Foreign powers accused of wooing Ivory Coast Army

Laurent Gbagbo has become locked in dangerous face-off with Alassane Ouattara.

Abidjan: Ivory Coast`s political crisis took a disturbing turn after Laurent Gbagbo, clinging to power after disputed polls, accused foreign envoys of seeking to turn the military against him.

Gbagbo has become locked in a dangerous face-off with long-time enemy Alassane Ouattara after both claimed victory in last month`s Presidential Election, each declaring himself president and naming rival governments.

The United Nations and the international community have recognised Ouattara, but crucially, Gbagbo retains control of the Ivorian Army and the country`s main cocoa-exporting harbours.

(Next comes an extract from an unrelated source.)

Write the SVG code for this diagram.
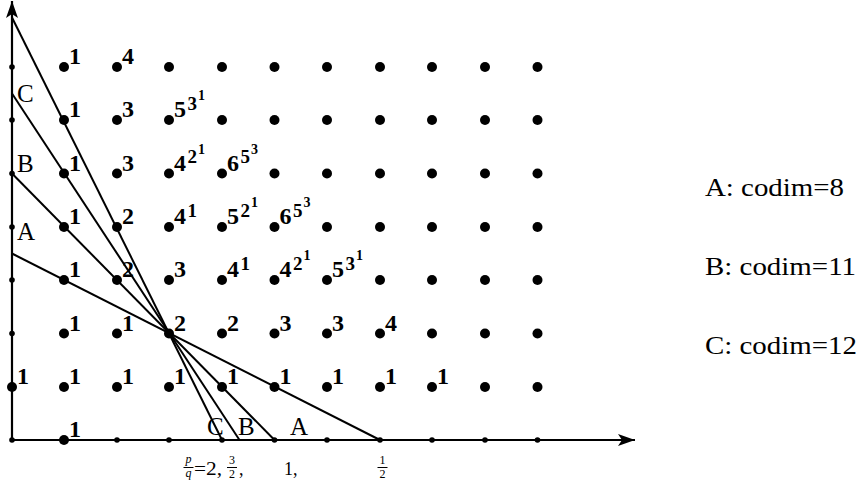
<svg xmlns="http://www.w3.org/2000/svg" width="866" height="485" viewBox="0 0 866 485">
<style>
.ax{stroke:#000;stroke-width:2.2;fill:none}
.ln{stroke:#000;stroke-width:2;fill:none}
.bd{fill:#000}
.n{font-family:'Liberation Serif',serif;font-weight:bold;font-size:24px;fill:#000}
.e1{font-size:19px}
.e2{font-size:14px}
.lt{font-family:'Liberation Serif',serif;font-size:25px;fill:#000}
.rt{font-family:'Liberation Serif',serif;font-size:26px;fill:#000}
.sm{font-family:'Liberation Serif',serif;font-size:18px;fill:#000}
.fr{font-family:'Liberation Serif',serif;font-size:12px;fill:#000;text-anchor:middle}
.fi{font-style:italic}
.bar{stroke:#000;stroke-width:1}
</style>
<defs>
<marker id="arr" markerUnits="userSpaceOnUse" markerWidth="18" markerHeight="14" refX="17" refY="7" orient="auto">
<path d="M0,1 L17,7 L0,13 L4,7 z" fill="#000"/>
</marker>
</defs>
<rect width="866" height="485" fill="#fff"/>
<g id="axes">
<line class="ax" x1="12" y1="440" x2="635" y2="440" marker-end="url(#arr)"/>
<line class="ax" x1="12" y1="440" x2="12" y2="1" marker-end="url(#arr)"/>
</g>
<g id="connectors">
<line class="ln" x1="12" y1="17.5" x2="222" y2="440"/>
<line class="ln" x1="12" y1="93.5" x2="239.5" y2="440"/>
<line class="ln" x1="12" y1="173.5" x2="274.5" y2="440"/>
<line class="ln" x1="12" y1="253.5" x2="380" y2="440"/>
</g>
<g id="small-dots" class="bd">
<circle cx="12" cy="440" r="2.8"/>
<circle cx="12" cy="333.5" r="2.8"/><circle cx="12" cy="280" r="2.8"/><circle cx="12" cy="227" r="2.8"/>
<circle cx="12" cy="173.5" r="2.8"/><circle cx="12" cy="120" r="2.8"/><circle cx="12" cy="67" r="2.8"/>
<circle cx="117" cy="440" r="2.8"/><circle cx="169" cy="440" r="2.8"/><circle cx="222" cy="440" r="2.8"/>
<circle cx="274.5" cy="440" r="2.8"/><circle cx="327" cy="440" r="2.8"/><circle cx="380" cy="440" r="2.8"/>
<circle cx="432" cy="440" r="2.8"/><circle cx="485" cy="440" r="2.8"/><circle cx="537.5" cy="440" r="2.8"/>
</g>
<g id="points" class="bd">
<circle cx="12" cy="387" r="5"/><circle cx="64" cy="440" r="5"/>
<g id="row1"><circle cx="64" cy="387" r="5"/><circle cx="117" cy="387" r="5"/><circle cx="169" cy="387" r="5"/><circle cx="222" cy="387" r="5"/><circle cx="274.5" cy="387" r="5"/><circle cx="327" cy="387" r="5"/><circle cx="380" cy="387" r="5"/><circle cx="432" cy="387" r="5"/><circle cx="485" cy="387" r="5"/><circle cx="537.5" cy="387" r="5"/></g>
<g id="row2"><circle cx="64" cy="333.5" r="5"/><circle cx="117" cy="333.5" r="5"/><circle cx="169" cy="333.5" r="5"/><circle cx="222" cy="333.5" r="5"/><circle cx="274.5" cy="333.5" r="5"/><circle cx="327" cy="333.5" r="5"/><circle cx="380" cy="333.5" r="5"/><circle cx="432" cy="333.5" r="5"/><circle cx="485" cy="333.5" r="5"/><circle cx="537.5" cy="333.5" r="5"/></g>
<g id="row3"><circle cx="64" cy="280" r="5"/><circle cx="117" cy="280" r="5"/><circle cx="169" cy="280" r="5"/><circle cx="222" cy="280" r="5"/><circle cx="274.5" cy="280" r="5"/><circle cx="327" cy="280" r="5"/><circle cx="380" cy="280" r="5"/><circle cx="432" cy="280" r="5"/><circle cx="485" cy="280" r="5"/><circle cx="537.5" cy="280" r="5"/></g>
<g id="row4"><circle cx="64" cy="227" r="5"/><circle cx="117" cy="227" r="5"/><circle cx="169" cy="227" r="5"/><circle cx="222" cy="227" r="5"/><circle cx="274.5" cy="227" r="5"/><circle cx="327" cy="227" r="5"/><circle cx="380" cy="227" r="5"/><circle cx="432" cy="227" r="5"/><circle cx="485" cy="227" r="5"/><circle cx="537.5" cy="227" r="5"/></g>
<g id="row5"><circle cx="64" cy="173.5" r="5"/><circle cx="117" cy="173.5" r="5"/><circle cx="169" cy="173.5" r="5"/><circle cx="222" cy="173.5" r="5"/><circle cx="274.5" cy="173.5" r="5"/><circle cx="327" cy="173.5" r="5"/><circle cx="380" cy="173.5" r="5"/><circle cx="432" cy="173.5" r="5"/><circle cx="485" cy="173.5" r="5"/><circle cx="537.5" cy="173.5" r="5"/></g>
<g id="row6"><circle cx="64" cy="120" r="5"/><circle cx="117" cy="120" r="5"/><circle cx="169" cy="120" r="5"/><circle cx="222" cy="120" r="5"/><circle cx="274.5" cy="120" r="5"/><circle cx="327" cy="120" r="5"/><circle cx="380" cy="120" r="5"/><circle cx="432" cy="120" r="5"/><circle cx="485" cy="120" r="5"/><circle cx="537.5" cy="120" r="5"/></g>
<g id="row7"><circle cx="64" cy="67" r="5"/><circle cx="117" cy="67" r="5"/><circle cx="169" cy="67" r="5"/><circle cx="222" cy="67" r="5"/><circle cx="274.5" cy="67" r="5"/><circle cx="327" cy="67" r="5"/><circle cx="380" cy="67" r="5"/><circle cx="432" cy="67" r="5"/><circle cx="485" cy="67" r="5"/><circle cx="537.5" cy="67" r="5"/></g>
</g>
<g id="labels" class="n" font-family="Liberation Serif, serif">
<text x="69" y="437">1</text>
<text x="17" y="384">1</text><text x="69" y="384">1</text><text x="122" y="384">1</text><text x="174" y="384">1</text><text x="227" y="384">1</text><text x="279.5" y="384">1</text><text x="332" y="384">1</text><text x="385" y="384">1</text><text x="437" y="384">1</text>
<text x="69" y="330.5">1</text><text x="122" y="330.5">1</text><text x="174" y="330.5">2</text><text x="227" y="330.5">2</text><text x="279.5" y="330.5">3</text><text x="332" y="330.5">3</text><text x="385" y="330.5">4</text>
<text x="69" y="277">1</text><text x="122" y="277">2</text><text x="174" y="277">3</text>
<text x="227" y="277">4<tspan class="e1" x="240.5" y="269.5">1</tspan></text>
<text x="279.5" y="277">4<tspan class="e1" x="293" y="269.5">2</tspan><tspan class="e2" x="303.5" y="260">1</tspan></text>
<text x="332" y="277">5<tspan class="e1" x="345.5" y="269.5">3</tspan><tspan class="e2" x="356" y="260">1</tspan></text>
<text x="69" y="224">1</text><text x="122" y="224">2</text>
<text x="174" y="224">4<tspan class="e1" x="187.5" y="216.5">1</tspan></text>
<text x="227" y="224">5<tspan class="e1" x="240.5" y="216.5">2</tspan><tspan class="e2" x="251" y="207">1</tspan></text>
<text x="279.5" y="224">6<tspan class="e1" x="293" y="216.5">5</tspan><tspan class="e2" x="303.5" y="207">3</tspan></text>
<text x="69" y="170.5">1</text><text x="122" y="170.5">3</text>
<text x="174" y="170.5">4<tspan class="e1" x="187.5" y="163">2</tspan><tspan class="e2" x="198" y="153.5">1</tspan></text>
<text x="227" y="170.5">6<tspan class="e1" x="240.5" y="163">5</tspan><tspan class="e2" x="251" y="153.5">3</tspan></text>
<text x="69" y="117">1</text><text x="122" y="117">3</text>
<text x="174" y="117">5<tspan class="e1" x="187.5" y="109.5">3</tspan><tspan class="e2" x="198" y="100">1</tspan></text>
<text x="69" y="64">1</text><text x="122" y="64">4</text>
</g>
<g id="line-labels" class="lt" font-family="Liberation Serif, serif">
<text x="17" y="102">C</text>
<text x="17" y="172">B</text>
<text x="17" y="240">A</text>
<text x="207" y="435">C</text>
<text x="238" y="435">B</text>
<text x="290" y="435">A</text>
</g>
<g id="slopes" font-family="Liberation Serif, serif">
<text class="fr fi" x="188.5" y="463">p</text>
<line class="bar" x1="183.5" y1="467.5" x2="193.5" y2="467.5"/>
<text class="fr fi" x="188.5" y="477">q</text>
<text class="sm" x="194" y="475" textLength="28" lengthAdjust="spacingAndGlyphs">=2,</text>
<text class="fr" x="232" y="464">3</text>
<line class="bar" x1="227" y1="467.5" x2="237" y2="467.5"/>
<text class="fr" x="232" y="478">2</text>
<text class="sm" x="239" y="475">,</text>
<text class="sm" x="284" y="475">1,</text>
<text class="fr" x="382.5" y="464">1</text>
<line class="bar" x1="377.5" y1="467.5" x2="387.5" y2="467.5"/>
<text class="fr" x="382.5" y="478">2</text>
</g>
<g id="legend" class="rt" font-family="Liberation Serif, serif">
<text x="705" y="196" textLength="139" lengthAdjust="spacingAndGlyphs">A: codim=8</text>
<text x="705" y="275" textLength="151" lengthAdjust="spacingAndGlyphs">B: codim=11</text>
<text x="705" y="354" textLength="152" lengthAdjust="spacingAndGlyphs">C: codim=12</text>
</g>
</svg>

On Saturday, Gbagbo`s newly named "interior minister" accused unidentified foreign diplomats of trying to suborn senior military officers, and threatened unspecified reprisals against international interference.

"For several days, civil and military members of certain Western chancelleries in Abidjan have discreetly approached senior officers in our national army," Emile Guirieoulou alleged.

He warned that Gbagbo`s government "will no longer tolerate meddling by any diplomat in the internal affairs of the state of Ivory Coast".

Speaking to reporters in Burkina Faso on Sunday, French Cooperation Minister Henri de Raincourt denied that Paris was meddling in the internal affairs of its former colony.

But in Paris`s view, he said, Ivory Coast`s "elected president" was Alassane Ouattara, he told reporters in Bobo Dioulasso, Burkina Faso.

"When the entire international community, when all African countries, the African Union, the Economic Community of West African States, essentially say the same thing (Ouattara won the election), it is naturally totally inaccurate to speak of meddling," he added.

The Ivorian Army`s chief of staff however warned both French and UN forces against getting involved.

"We simply advise our brothers in the impartial (UN and French) forces to never have Ivorian blood on their hands again," said General Philippe Mangou during a tour of barracks in Abidjan, public television showed.

The remark appeared to refer to deadly clashes between French troops and Ivorian demonstrators in 2004 during the crisis following the failed 2002 coup bid against Gbagbo. An Ivorian air strike also killed nine French soldiers.

"They are not here to make war on Ivorians, they are here to help Ivorians go towards peace," he added.

The United Nations has ordered 460 non-essential staff out of the country and France is drawing up plans to evacuate thousands of its nationals from its former colony if need be.

Ouattara declared himself president based on UN-endorsed results from the November 28 election, and is trying to keep his grip on the levers of state, demanding that members of the military and civil service abandon Gbagbo.

Ivorians have watched anxiously to see how Gbagbo will respond. Reports said he was ready to talk with Ouattara`s side, but they have rejected any suggestion of negotiations until their man is recognised as head of state.

Guirieoulou`s declaration reinforced Gbagbo`s defiant front against pressure from world powers -- including the United Nations Security Council -- for him to bring an end his troubled decade in power.

The United States has made repeated threats of sanctions against Gbagbo.

Guirieoulou alleged that, as well contacts with the national military, "approaches have been made to state media, to regulatory bodies and to top directors of these media".

"The aim of these moves is to find military personnel and police" to back Ouattara and "to recruit the state media in an effort to destabilise and break up peace and social cohesion", he claimed.

Gbagbo has control of the national army, some 18,000 troops, and of the mainly Christian south with its key ports, cocoa fields and oil facilities.

Ouattara, a former prime minister from the largely Muslim rebel-held north, has named former rebel Guillaume Soro, 38, to head his rival government.

Behind him, Soro has several thousand northern "New Forces" troops, former rebels, and has warned they could mobilise if Gbagbo does not budge. But he says he is seeking a peaceful solution.

While some Army commanders have pledged allegiance to Gbagbo, analysts and allies of Ouattara say his military support may not be absolute.

Nevertheless, Gbagbo still seems to have undisputed control of two key units -- the well-armed and motivated Presidential Guard and the Cecos anti-robbery squad -- making any attempt to unseat him a risky undertaking.

Ivorian reggae star Tiken Jah Fakoly on Sunday joined calls for Gbagbo to accept defeat at a news conference in the Malian capital Bamako.